## BEGIN Given data

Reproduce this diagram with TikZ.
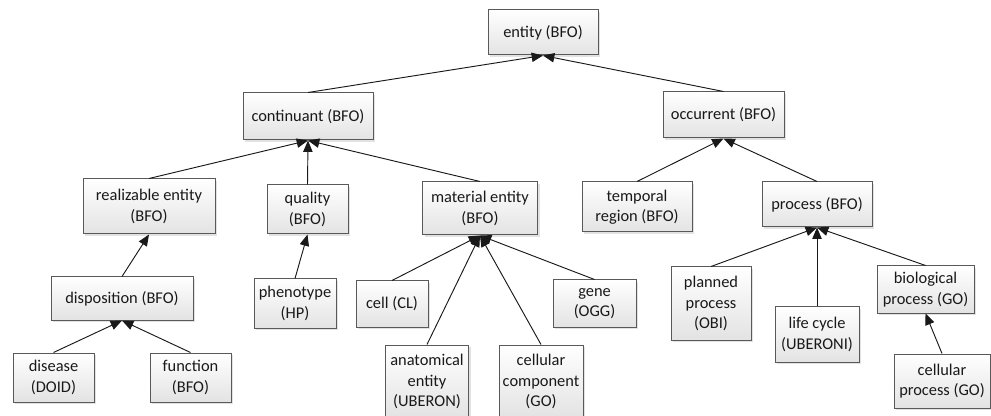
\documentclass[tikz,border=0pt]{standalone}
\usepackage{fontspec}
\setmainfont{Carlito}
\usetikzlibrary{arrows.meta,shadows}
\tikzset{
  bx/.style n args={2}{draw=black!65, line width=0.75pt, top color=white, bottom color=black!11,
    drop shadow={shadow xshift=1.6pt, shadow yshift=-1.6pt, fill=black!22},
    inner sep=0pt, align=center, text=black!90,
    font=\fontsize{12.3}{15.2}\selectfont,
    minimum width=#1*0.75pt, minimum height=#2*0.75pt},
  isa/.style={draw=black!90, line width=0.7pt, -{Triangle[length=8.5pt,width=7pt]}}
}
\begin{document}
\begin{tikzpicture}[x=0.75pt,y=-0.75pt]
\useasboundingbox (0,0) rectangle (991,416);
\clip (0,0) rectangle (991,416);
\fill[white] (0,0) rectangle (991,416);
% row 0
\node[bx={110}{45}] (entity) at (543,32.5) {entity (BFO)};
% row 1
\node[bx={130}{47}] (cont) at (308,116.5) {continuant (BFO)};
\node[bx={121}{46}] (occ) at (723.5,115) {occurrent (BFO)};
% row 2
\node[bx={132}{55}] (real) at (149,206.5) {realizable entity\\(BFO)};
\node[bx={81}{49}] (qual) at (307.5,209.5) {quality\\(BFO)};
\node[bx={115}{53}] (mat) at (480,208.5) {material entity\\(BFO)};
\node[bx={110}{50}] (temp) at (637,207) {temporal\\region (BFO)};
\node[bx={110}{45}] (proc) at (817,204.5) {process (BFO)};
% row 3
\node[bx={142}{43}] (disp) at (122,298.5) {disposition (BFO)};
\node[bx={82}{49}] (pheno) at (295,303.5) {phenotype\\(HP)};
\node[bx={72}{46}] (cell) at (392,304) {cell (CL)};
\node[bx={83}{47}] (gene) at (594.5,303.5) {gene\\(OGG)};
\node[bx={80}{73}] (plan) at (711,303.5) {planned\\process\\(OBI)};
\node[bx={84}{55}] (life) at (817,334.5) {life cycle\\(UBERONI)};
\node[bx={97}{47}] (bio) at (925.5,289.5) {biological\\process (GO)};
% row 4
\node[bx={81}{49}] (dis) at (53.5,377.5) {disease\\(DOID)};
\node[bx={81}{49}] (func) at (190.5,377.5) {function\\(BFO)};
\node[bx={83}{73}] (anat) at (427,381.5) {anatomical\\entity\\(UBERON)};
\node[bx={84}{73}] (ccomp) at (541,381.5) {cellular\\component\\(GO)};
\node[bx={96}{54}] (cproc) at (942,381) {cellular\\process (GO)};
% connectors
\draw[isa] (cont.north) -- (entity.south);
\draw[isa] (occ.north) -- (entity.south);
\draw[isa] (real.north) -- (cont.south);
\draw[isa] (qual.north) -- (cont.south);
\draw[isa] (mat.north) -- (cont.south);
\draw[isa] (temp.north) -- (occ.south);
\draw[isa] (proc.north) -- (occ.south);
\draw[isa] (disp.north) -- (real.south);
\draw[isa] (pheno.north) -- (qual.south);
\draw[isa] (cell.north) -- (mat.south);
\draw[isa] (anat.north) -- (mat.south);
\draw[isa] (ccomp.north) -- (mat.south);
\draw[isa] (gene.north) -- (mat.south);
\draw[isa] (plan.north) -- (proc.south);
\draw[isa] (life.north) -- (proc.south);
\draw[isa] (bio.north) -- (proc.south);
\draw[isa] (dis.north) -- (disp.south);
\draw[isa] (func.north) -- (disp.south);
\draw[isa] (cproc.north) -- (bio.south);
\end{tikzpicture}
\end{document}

## END Given data

In your copy of the listing above, reproduce each line exactly and omit all pictures.

Reproduce this diagram with TikZ.
\documentclass[tikz,border=0pt]{standalone}
\usepackage{fontspec}
\setmainfont{Carlito}
\usetikzlibrary{arrows.meta,shadows}
\tikzset{
  bx/.style n args={2}{draw=black!65, line width=0.75pt, top color=white, bottom color=black!11,
    drop shadow={shadow xshift=1.6pt, shadow yshift=-1.6pt, fill=black!22},
    inner sep=0pt, align=center, text=black!90,
    font=\fontsize{12.3}{15.2}\selectfont,
    minimum width=#1*0.75pt, minimum height=#2*0.75pt},
  isa/.style={draw=black!90, line width=0.7pt, -{Triangle[length=8.5pt,width=7pt]}}
}
\begin{document}
\begin{tikzpicture}[x=0.75pt,y=-0.75pt]
\useasboundingbox (0,0) rectangle (991,416);
\clip (0,0) rectangle (991,416);
\fill[white] (0,0) rectangle (991,416);
% row 0
\node[bx={110}{45}] (entity) at (543,32.5) {entity (BFO)};
% row 1
\node[bx={130}{47}] (cont) at (308,116.5) {continuant (BFO)};
\node[bx={121}{46}] (occ) at (723.5,115) {occurrent (BFO)};
% row 2
\node[bx={132}{55}] (real) at (149,206.5) {realizable entity\\(BFO)};
\node[bx={81}{49}] (qual) at (307.5,209.5) {quality\\(BFO)};
\node[bx={115}{53}] (mat) at (480,208.5) {material entity\\(BFO)};
\node[bx={110}{50}] (temp) at (637,207) {temporal\\region (BFO)};
\node[bx={110}{45}] (proc) at (817,204.5) {process (BFO)};
% row 3
\node[bx={142}{43}] (disp) at (122,298.5) {disposition (BFO)};
\node[bx={82}{49}] (pheno) at (295,303.5) {phenotype\\(HP)};
\node[bx={72}{46}] (cell) at (392,304) {cell (CL)};
\node[bx={83}{47}] (gene) at (594.5,303.5) {gene\\(OGG)};
\node[bx={80}{73}] (plan) at (711,303.5) {planned\\process\\(OBI)};
\node[bx={84}{55}] (life) at (817,334.5) {life cycle\\(UBERONI)};
\node[bx={97}{47}] (bio) at (925.5,289.5) {biological\\process (GO)};
% row 4
\node[bx={81}{49}] (dis) at (53.5,377.5) {disease\\(DOID)};
\node[bx={81}{49}] (func) at (190.5,377.5) {function\\(BFO)};
\node[bx={83}{73}] (anat) at (427,381.5) {anatomical\\entity\\(UBERON)};
\node[bx={84}{73}] (ccomp) at (541,381.5) {cellular\\component\\(GO)};
\node[bx={96}{54}] (cproc) at (942,381) {cellular\\process (GO)};
% connectors
\draw[isa] (cont.north) -- (entity.south);
\draw[isa] (occ.north) -- (entity.south);
\draw[isa] (real.north) -- (cont.south);
\draw[isa] (qual.north) -- (cont.south);
\draw[isa] (mat.north) -- (cont.south);
\draw[isa] (temp.north) -- (occ.south);
\draw[isa] (proc.north) -- (occ.south);
\draw[isa] (disp.north) -- (real.south);
\draw[isa] (pheno.north) -- (qual.south);
\draw[isa] (cell.north) -- (mat.south);
\draw[isa] (anat.north) -- (mat.south);
\draw[isa] (ccomp.north) -- (mat.south);
\draw[isa] (gene.north) -- (mat.south);
\draw[isa] (plan.north) -- (proc.south);
\draw[isa] (life.north) -- (proc.south);
\draw[isa] (bio.north) -- (proc.south);
\draw[isa] (dis.north) -- (disp.south);
\draw[isa] (func.north) -- (disp.south);
\draw[isa] (cproc.north) -- (bio.south);
\end{tikzpicture}
\end{document}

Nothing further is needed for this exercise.